Items from a dataset
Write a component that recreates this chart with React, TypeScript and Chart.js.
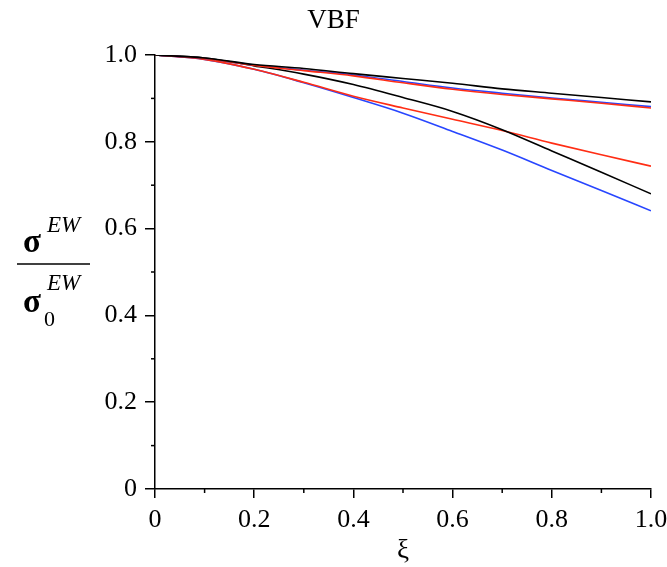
import React, { useEffect, useRef } from 'react';
import { Chart, registerables } from 'chart.js';

Chart.register(...registerables);

const xi = [0, 0.1, 0.2, 0.3, 0.4, 0.5, 0.6, 0.7, 0.8, 0.9, 1.0];
const upperBlack = [1.0, 0.993, 0.978, 0.969, 0.957, 0.946, 0.935, 0.922, 0.912, 0.902, 0.892];
const upperBlue = [1.0, 0.992, 0.977, 0.965, 0.954, 0.939, 0.924, 0.912, 0.901, 0.891, 0.881];
const upperRed = [1.0, 0.992, 0.976, 0.964, 0.952, 0.936, 0.921, 0.909, 0.899, 0.889, 0.878];
const lowerBlack = [1.0, 0.993, 0.975, 0.956, 0.932, 0.902, 0.87, 0.828, 0.779, 0.73, 0.68];
const lowerRed = [1.0, 0.99, 0.967, 0.937, 0.905, 0.878, 0.852, 0.826, 0.797, 0.77, 0.744];
const lowerBlue = [1.0, 0.99, 0.967, 0.936, 0.902, 0.866, 0.824, 0.781, 0.734, 0.688, 0.641];

const minorTicks = [0.1, 0.3, 0.5, 0.7, 0.9];
const titleText = 'VBF';
const xTitle = 'ξ';

const BLACK = '#000000';
const RED = 'rgb(255,45,20)';
const BLUE = 'rgb(40,70,255)';

const toPts = (ys: number[]) => ys.map((y, i) => ({ x: xi[i], y }));

const serif = "'Liberation Serif', 'DejaVu Serif', serif";

const extrasPlugin = {
  id: 'extras',
  afterDraw(chart: any) {
    const ctx = chart.ctx as CanvasRenderingContext2D;
    const xs = chart.scales.x;
    const ys = chart.scales.y;
    ctx.save();
    ctx.strokeStyle = '#000';
    ctx.lineWidth = 1.5;
    minorTicks.forEach((v) => {
      const px = xs.getPixelForValue(v);
      ctx.beginPath();
      ctx.moveTo(px, xs.top);
      ctx.lineTo(px, xs.top + 4);
      ctx.stroke();
      const py = ys.getPixelForValue(v);
      ctx.beginPath();
      ctx.moveTo(ys.right, py);
      ctx.lineTo(ys.right - 4, py);
      ctx.stroke();
    });
    ctx.fillStyle = '#000';
    ctx.textBaseline = 'alphabetic';
    ctx.textAlign = 'left';
    ctx.font = `bold 33px ${serif}`;
    ctx.fillText('σ', 23, 252);
    ctx.fillText('σ', 23, 312);
    ctx.font = `italic 23px ${serif}`;
    ctx.fillText('EW', 47, 232);
    ctx.fillText('EW', 47, 290);
    ctx.font = `22px ${serif}`;
    ctx.fillText('0', 44, 326);
    ctx.beginPath();
    ctx.moveTo(17, 264);
    ctx.lineTo(90, 264);
    ctx.stroke();
    ctx.restore();
  },
};

export default function App() {
  const ref = useRef<HTMLCanvasElement | null>(null);
  useEffect(() => {
    if (!ref.current) return;
    const ds = (label: string, ys: number[], color: string) => ({
      label,
      data: toPts(ys),
      borderColor: color,
      backgroundColor: color,
      borderWidth: 1.6,
      pointRadius: 0,
      cubicInterpolationMode: 'monotone' as const,
      fill: false,
    });
    const chart = new Chart(ref.current, {
      type: 'line',
      data: {
        datasets: [
          ds('upper black', upperBlack, BLACK),
          ds('upper red', upperRed, RED),
          ds('upper blue', upperBlue, BLUE),
          ds('lower black', lowerBlack, BLACK),
          ds('lower red', lowerRed, RED),
          ds('lower blue', lowerBlue, BLUE),
        ],
      },
      options: {
        animation: false,
        responsive: false,
        devicePixelRatio: 1,
        layout: { padding: { left: 0, top: 0, bottom: 0, right: 0 } },
        plugins: {
          legend: { display: false },
          tooltip: { enabled: false },
          title: {
            display: true,
            text: titleText,
            color: '#000',
            font: { family: serif, size: 27, weight: 'normal' },
            padding: { top: 5, bottom: 17.6 },
          },
        },
        scales: {
          x: {
            type: 'linear',
            min: 0,
            max: 1,
            afterFit: (s: any) => {
              s.height = 78;
              s.paddingRight = 16;
              s.paddingLeft = 0;
            },
            ticks: {
              stepSize: 0.2,
              color: '#000',
              font: { family: serif, size: 26 },
              padding: 7,
              maxRotation: 0,
              callback: (v: any) => (v === 0 ? '0' : Number(v).toFixed(1)),
            },
            grid: {
              display: true,
              drawOnChartArea: false,
              drawTicks: true,
              tickLength: 9,
              color: '#000',
              lineWidth: 1.5,
            },
            border: { display: true, color: '#000', width: 1.5 },
            title: {
              display: true,
              text: xTitle,
              color: '#000',
              font: { family: serif, size: 27 },
              padding: { top: 0, bottom: 0 },
            },
          },
          y: {
            type: 'linear',
            min: 0,
            max: 1,
            afterFit: (s: any) => {
              s.width = 155;
            },
            ticks: {
              stepSize: 0.2,
              color: '#000',
              font: { family: serif, size: 26 },
              padding: 8,
              callback: (v: any) => (v === 0 ? '0' : Number(v).toFixed(1)),
            },
            grid: {
              display: true,
              drawOnChartArea: false,
              drawTicks: true,
              tickLength: 10,
              color: '#000',
              lineWidth: 1.5,
            },
            border: { display: true, color: '#000', width: 1.5 },
          },
        },
      },
      plugins: [extrasPlugin],
    });
    return () => chart.destroy();
  }, []);

  return (
    <div style={{ position: 'absolute', left: 0, top: 0, width: 667, height: 567, background: '#fff' }}>
      <canvas ref={ref} width={667} height={567} style={{ display: 'block' }} />
    </div>
  );
}
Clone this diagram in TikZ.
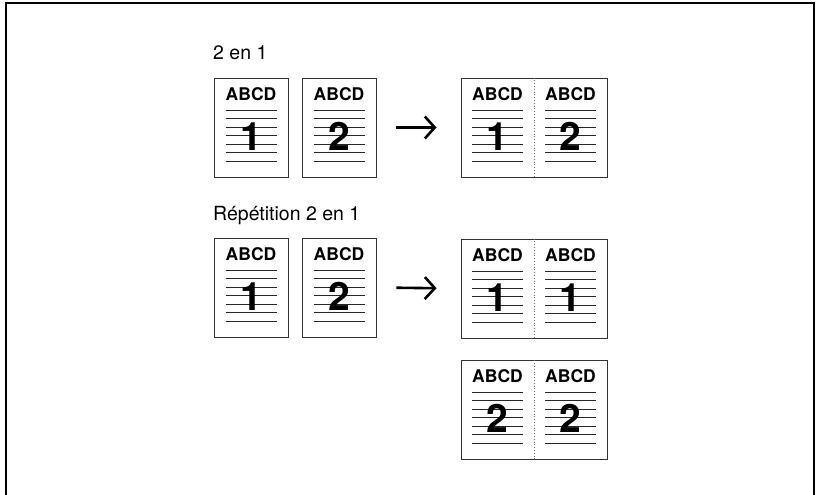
\documentclass[tikz,border=0pt]{standalone}
\usepackage{fontspec}
\setmainfont{TeX Gyre Heros}
\usepackage{tikz}
\usetikzlibrary{arrows.meta, positioning, calc}
\tikzset{
  frame/.style={line width=1.7pt, draw=black},
  pagebox/.style={
    rectangle, draw=black!80, line width=0.9pt, fill=white,
    minimum width=74pt, minimum height=99pt, inner sep=0pt},
  spreadbox/.style={
    rectangle, draw=black!80, line width=0.9pt, fill=white,
    minimum width=146pt, minimum height=99pt, inner sep=0pt},
  divider/.style={draw=black!55, line width=0.8pt, dotted},
  rulers/.style={draw=black!85, line width=1pt},
  abcd/.style={font=\fontsize{17.5}{18}\selectfont\bfseries, inner sep=0pt},
  digit/.style={font=\fontsize{39}{40}\selectfont\bfseries, inner sep=0pt},
  heading/.style={font=\fontsize{19.5}{22}\selectfont, inner sep=0pt, anchor=base west},
  arr/.style={-{Straight Barb[length=10pt,width=22pt]}, line width=2.6pt,
    shorten <=20pt, shorten >=24pt},
}
% one face of a sheet: name, centre x, top y, number
\newcommand{\sheetface}[4]{%
  \node[abcd] (#1t) at (#2,#3+16) {ABCD};
  \foreach \k in {0,...,6}
    \draw[rulers] (#2-25.5,#3+32+8.5*\k) -- ++(51,0);
  \node[digit] (#1n) at (#2,#3+58.5) {#4};
}

\begin{document}
\begin{tikzpicture}[x=1pt, y=-1pt]

  \useasboundingbox (0,0) rectangle (817,495);
  \draw[frame] (6,495) -- (6,3) -- (814,3) -- (814,495);

  % 2 en 1
  \node[heading] (lbla) at (213,60) {2 en 1};

  \node[pagebox] (p1) at (251,127.5) {};
  \node[pagebox] (p2) at (339,127.5) {};
  \node[spreadbox] (s1) at (534,127.5) {};
  \draw[divider] (s1.north) -- (s1.south);

  \sheetface{pa}{251}{78}{1}
  \sheetface{pb}{339}{78}{2}
  \sheetface{sa}{497.5}{78}{1}
  \sheetface{sb}{570.5}{78}{2}

  \draw[arr] (p2.east) -- (s1.west);

  % Repetition 2 en 1
  \node[heading] (lblb) at (213,220.5) {Répétition 2 en 1};

  \node[pagebox] (p3) at (251,287.5) {};
  \node[pagebox] (p4) at (339,287.5) {};
  \node[spreadbox] (s2) at (534,288.5) {};
  \node[spreadbox, below=22pt of s2] (s3) {};
  \draw[divider] (s2.north) -- (s2.south);
  \draw[divider] (s3.north) -- (s3.south);

  \sheetface{pc}{251}{238}{1}
  \sheetface{pd}{339}{238}{2}
  \sheetface{sc}{497.5}{239}{1}
  \sheetface{sd}{570.5}{239}{1}
  \sheetface{se}{497.5}{360}{2}
  \sheetface{sf}{570.5}{360}{2}

  \draw[arr] (p4.east) -- (s2.west);

\end{tikzpicture}
\end{document}
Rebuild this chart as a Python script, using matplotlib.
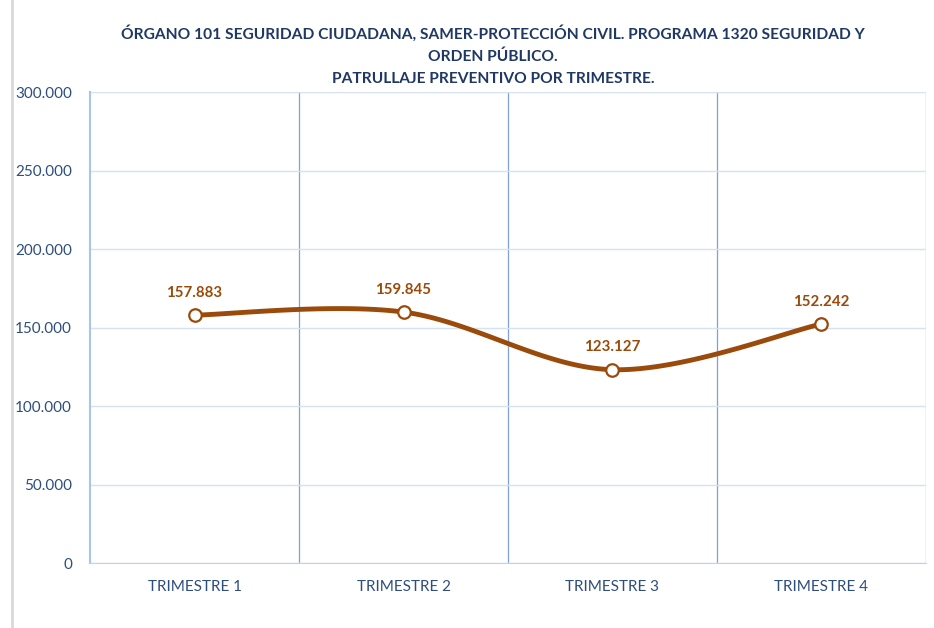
import numpy as np
import matplotlib
matplotlib.use("Agg")
import matplotlib.pyplot as plt
from matplotlib.ticker import FuncFormatter

# ---- data ----
trimestres = ["TRIMESTRE 1", "TRIMESTRE 2", "TRIMESTRE 3", "TRIMESTRE 4"]
patrullajes = [157883, 159845, 123127, 152242]
etiquetas = ["157.883", "159.845", "123.127", "152.242"]

titulo = ("ÓRGANO 101 SEGURIDAD CIUDADANA, SAMER-PROTECCIÓN CIVIL. PROGRAMA 1320 SEGURIDAD Y\n"
          "ORDEN PÚBLICO.\nPATRULLAJE PREVENTIVO POR TRIMESTRE.")

LINE = "#9A4A0A"
NAVY = "#1F3864"
TICK = "#2E4E7E"

plt.rcParams['font.family'] = ['Lato', 'DejaVu Sans']


def smooth(xs, ys, n=40):
    # excel-like smoothed line (bezier through the points)
    px = [xs[0]] + list(xs) + [xs[-1]]
    py = [ys[0]] + list(ys) + [ys[-1]]
    outx, outy = [], []
    t = np.linspace(0, 1, n)
    for i in range(1, len(px) - 2):
        p0 = np.array([px[i], py[i]], float)
        p3 = np.array([px[i + 1], py[i + 1]], float)
        p1 = p0 + (np.array([px[i + 1], py[i + 1]]) - np.array([px[i - 1], py[i - 1]])) / 6
        p2 = p3 - (np.array([px[i + 2], py[i + 2]]) - np.array([px[i], py[i]])) / 6
        b = ((1 - t) ** 3)[:, None] * p0 + (3 * (1 - t) ** 2 * t)[:, None] * p1 \
            + (3 * (1 - t) * t ** 2)[:, None] * p2 + (t ** 3)[:, None] * p3
        outx.extend(b[:, 0]); outy.extend(b[:, 1])
    return outx, outy


fig = plt.figure(figsize=(9.34, 6.28), dpi=100)
ax = fig.add_axes([0.0964, 0.1035, 0.8950, 0.75])

x = np.arange(len(trimestres)) + 0.5
sx, sy = smooth(x, patrullajes)
ax.plot(sx, sy, color=LINE, lw=3.5, solid_capstyle='round', zorder=3)
ax.plot(x, patrullajes, 'o', ms=9, mfc='white', mec=LINE, mew=1.6, zorder=4)

for xi, yi, lab in zip(x, patrullajes, etiquetas):
    ax.annotate(lab, (xi, yi), xytext=(0, 11), textcoords='offset points',
                ha='center', va='bottom', color=LINE, fontsize=10.8, fontweight='bold')

ax.set_xlim(0, 4)
ax.set_ylim(0, 300000)
ax.set_yticks(np.arange(0, 300001, 50000))
ax.yaxis.set_major_formatter(FuncFormatter(lambda v, p: f"{int(v):,}".replace(",", ".")))
ax.set_xticks(x)
ax.set_xticklabels(trimestres)
ax.tick_params(axis='both', length=0, colors=TICK, labelsize=11)
ax.tick_params(axis='x', pad=12)
ax.tick_params(axis='y', pad=13)

ax.grid(axis='y', color="#D6E2F3", lw=1)
for v in [1, 2, 3, 4]:
    ax.axvline(v, color="#7FA1D6", lw=0.9, zorder=1)

for s in ['top', 'right']:
    ax.spines[s].set_visible(False)
ax.spines['left'].set_color("#A9C4E8")
ax.spines['left'].set_linewidth(1.5)
ax.spines['bottom'].set_color("#D0D0D0")

fig.text(0.528, 0.96, titulo, ha='center', va='top', fontsize=11.2, fontweight='bold',
         color=NAVY, linespacing=1.68)

# chart border line on the left
fig.add_artist(plt.Line2D([0.013, 0.013], [0, 1], color="#D9D9D9", lw=2))

fig.savefig("out.png", dpi=100)
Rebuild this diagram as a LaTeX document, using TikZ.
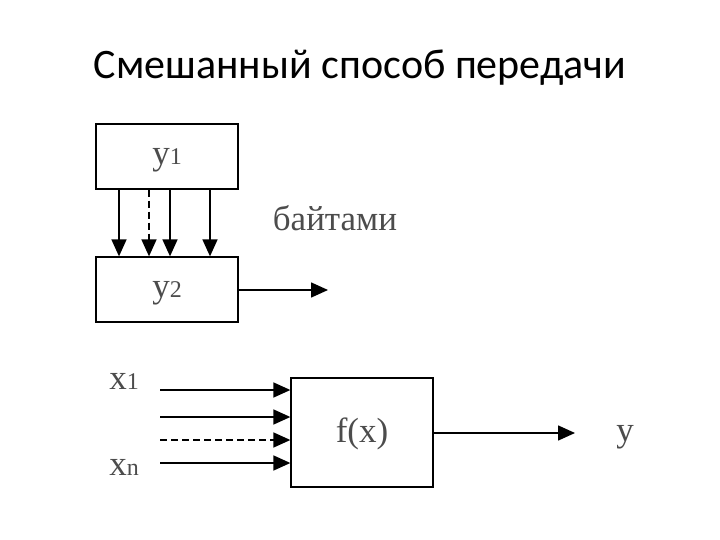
\documentclass[tikz,border=0pt]{standalone}
\usepackage{fontspec}
\setmainfont{Liberation Serif}
\newfontfamily\titlefont{Carlito}
\usetikzlibrary{arrows.meta}
\begin{document}
\begin{tikzpicture}[x=1pt,y=-1pt,
  blk/.style={draw,line width=1.3pt,minimum width=142pt,minimum height=65pt,inner sep=0pt},
  arr/.style={-{Triangle[length=17pt,width=15pt]},line width=1.6pt},
  dsh/.style={dash pattern=on 7pt off 4pt},
  lbl/.style={font=\fontsize{35}{38}\selectfont,text=black!70}]
\useasboundingbox (0,0) rectangle (720,540);
\node[font=\titlefont\fontsize{42}{45}\selectfont] (title) at (360,68) {Смешанный способ передачи};
\node[blk] (y1) at (167,156.5) {};
\node[lbl] (ly1) at (167,160) {y\fontsize{24}{26}\selectfont 1};
\node[blk] (y2) at (167,289.5) {};
\node[lbl] (ly2) at (167,293) {y\fontsize{24}{26}\selectfont 2};
\foreach \x/\s in {119/solid,149/dsh,170/solid,210/solid}
  \draw[arr,\s] (y1.south -| \x,0) -- (y2.north -| \x,0);
\coordinate (o2) at (328,290);
\draw[arr] (y2.east |- o2) -- (o2);
\node[lbl] (bt) at (335,218) {байтами};
\node[blk,minimum height=109pt] (f) at (362,432.5) {};
\node[lbl] (lf) at (362,434) {f(x)};
\foreach \y/\s/\n in {390/solid/a,417/solid/b,440/dsh/c,463/solid/d}{
  \coordinate (i\n) at (160,\y);
  \draw[arr,\s] (i\n) -- (f.west |- i\n);}
\node[lbl] (x1) at (124,381) {x\fontsize{24}{26}\selectfont 1};
\node[lbl] (xn) at (124,467) {x\fontsize{24}{26}\selectfont n};
\coordinate (out) at (575,433);
\draw[arr] (f.east |- out) -- (out);
\node[lbl] (yy) at (625,437) {y};
\end{tikzpicture}
\end{document}
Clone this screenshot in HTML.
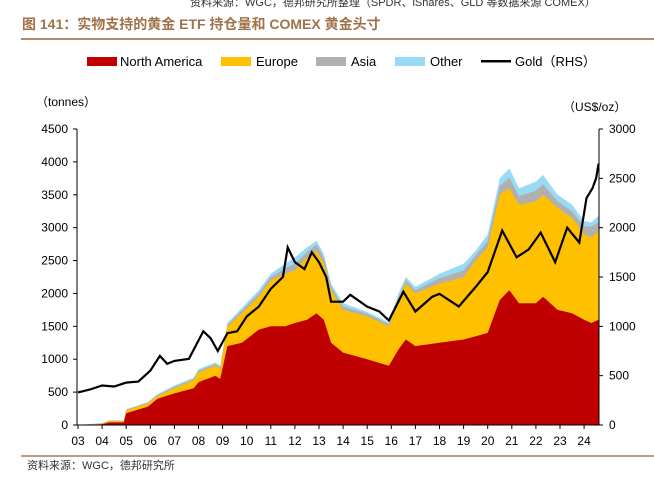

AIM:
From the records above, transcribe exactly the lines starting at the one containing "Clone this diagram in TikZ." and ending at the one containing "(lblb) at (213,220.5)". Skip the pictures.

PROBLEM SOLUTION:
Clone this diagram in TikZ.
\documentclass[tikz,border=0pt]{standalone}
\usepackage{fontspec}
\setmainfont{TeX Gyre Heros}
\usepackage{tikz}
\usetikzlibrary{arrows.meta, positioning, calc}
\tikzset{
  frame/.style={line width=1.7pt, draw=black},
  pagebox/.style={
    rectangle, draw=black!80, line width=0.9pt, fill=white,
    minimum width=74pt, minimum height=99pt, inner sep=0pt},
  spreadbox/.style={
    rectangle, draw=black!80, line width=0.9pt, fill=white,
    minimum width=146pt, minimum height=99pt, inner sep=0pt},
  divider/.style={draw=black!55, line width=0.8pt, dotted},
  rulers/.style={draw=black!85, line width=1pt},
  abcd/.style={font=\fontsize{17.5}{18}\selectfont\bfseries, inner sep=0pt},
  digit/.style={font=\fontsize{39}{40}\selectfont\bfseries, inner sep=0pt},
  heading/.style={font=\fontsize{19.5}{22}\selectfont, inner sep=0pt, anchor=base west},
  arr/.style={-{Straight Barb[length=10pt,width=22pt]}, line width=2.6pt,
    shorten <=20pt, shorten >=24pt},
}
% one face of a sheet: name, centre x, top y, number
\newcommand{\sheetface}[4]{%
  \node[abcd] (#1t) at (#2,#3+16) {ABCD};
  \foreach \k in {0,...,6}
    \draw[rulers] (#2-25.5,#3+32+8.5*\k) -- ++(51,0);
  \node[digit] (#1n) at (#2,#3+58.5) {#4};
}

\begin{document}
\begin{tikzpicture}[x=1pt, y=-1pt]

  \useasboundingbox (0,0) rectangle (817,495);
  \draw[frame] (6,495) -- (6,3) -- (814,3) -- (814,495);

  % 2 en 1
  \node[heading] (lbla) at (213,60) {2 en 1};

  \node[pagebox] (p1) at (251,127.5) {};
  \node[pagebox] (p2) at (339,127.5) {};
  \node[spreadbox] (s1) at (534,127.5) {};
  \draw[divider] (s1.north) -- (s1.south);

  \sheetface{pa}{251}{78}{1}
  \sheetface{pb}{339}{78}{2}
  \sheetface{sa}{497.5}{78}{1}
  \sheetface{sb}{570.5}{78}{2}

  \draw[arr] (p2.east) -- (s1.west);

  % Repetition 2 en 1
  \node[heading] (lblb) at (213,220.5) {Répétition 2 en 1};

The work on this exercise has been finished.